Cable, a long-term critic of Britain's large banks, said the government needed to focus on ensuring a 100 billion pound ($155 billion) credit boost announced in June reached companies that needed loans to fund their expansion.

"Our leading banks are frankly throttling recovery by not making business lending available, particularly to small-scale companies," Cable told BBC television.

"That is where the real problem is, we now have to focus single mindedly on that task, how to make sure that the additional money gets into British business," he added.

Britain's largest banks are Barclays, Lloyds (LLOY.L), Royal Bank of Scotland (RBS.L), HSBC (HSBA.L) and Santander (SAN.MC).

The country fell back into recession at the turn of this year, adding to pressure on the coalition government to come up with new ways to boost growth.

Cable said he had been visiting "super" companies in the north of England. "(They) have got big export potential, got orders, and they just cannot get a loan from the bank to finance their exports and expansion. This is the issue we have to focus on."

The Bank of England's program of quantitative easing, where it effectively prints money and buys government bonds in the hope of stimulating extra investment in the economy, was not working as well as it should, Cable said.

"Quantitative easing is necessary but not sufficient ... There has been a breakdown in the mechanism, in the transmission, it just does not get through to companies," he added.

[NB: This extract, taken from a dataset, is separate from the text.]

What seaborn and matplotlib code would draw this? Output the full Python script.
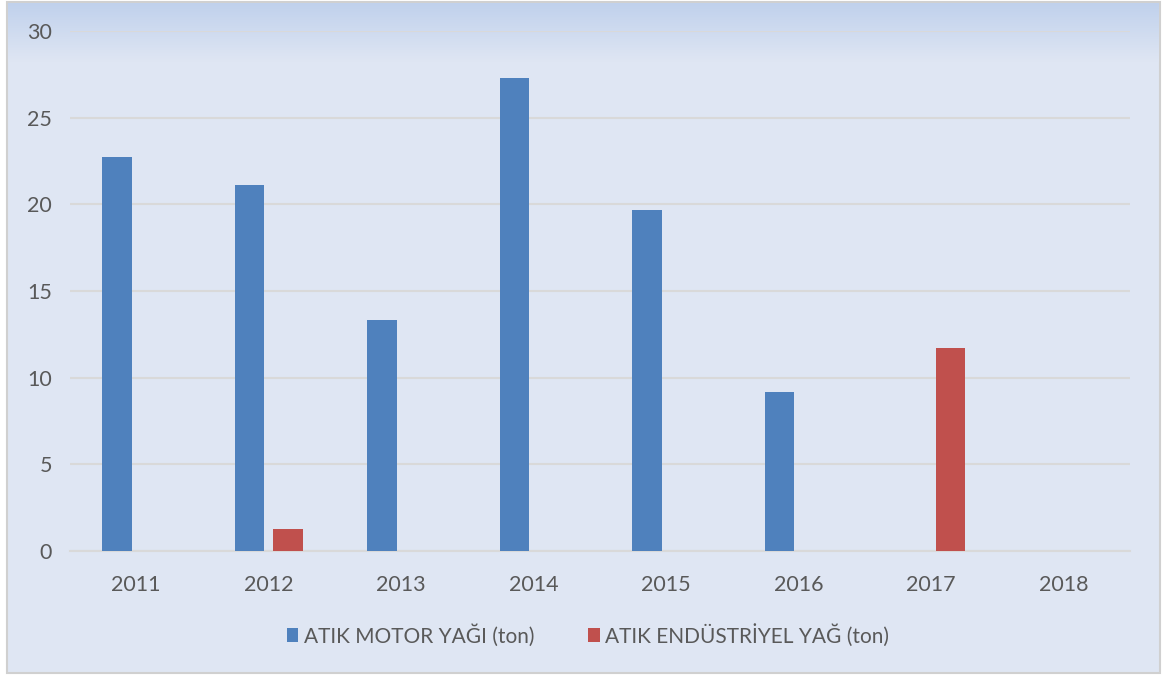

To reduce the cost of bank funding and encourage more lending, the government said last month it would back 80 billion pounds of new loans, with the Bank of England also providing banks with 5 billion pound tranches of six-month liquidity.

A scandal over the rigging of a key interest rate has reignited public anger over banks in Britain, which people blame for sinking the economy into a recession from which the country is struggling to emerge.

Parliament this week agreed to open an inquiry into banking ethics after Barclays (BARC.L) paid a 450 million pound fine over the manipulation of the London Interbank Offered Rate (Libor), sparking fierce criticism of its culture and risk-taking.

Cable said banks were holding back the growth of British industry because of "their existing culture, which is frankly anti-business, obsession with short-term trading profits, not focusing on the long-term."

Banks, which are under pressure to rebuild their balance sheets following the 2007-09 financial crisis, say many companies are reluctant to borrow money in an uncertain economic climate.

Cable was sympathetic to a proposal floated by Labour opposition leader Ed Miliband on Sunday for Britain's big five banks to sell 1,000 local branches to create two new competitors on the high street.

"I want to see more competition. That's a good idea," Cable said.

The government is already encouraging more entrants to the British banking market, and plans a radical shakeup of the sector, requiring banks to ring-fence their high-risk investment operations from their retail operations.

The Bank of England last week launched a third round of quantitative easing, saying it would buy 50 billion pounds of government bonds to counter a slowdown in eurozone countries, Britain's largest export market.

The central bank has bought 325 billion pounds of government bonds to date, with the latest announcement taking this total to 375 billion pounds.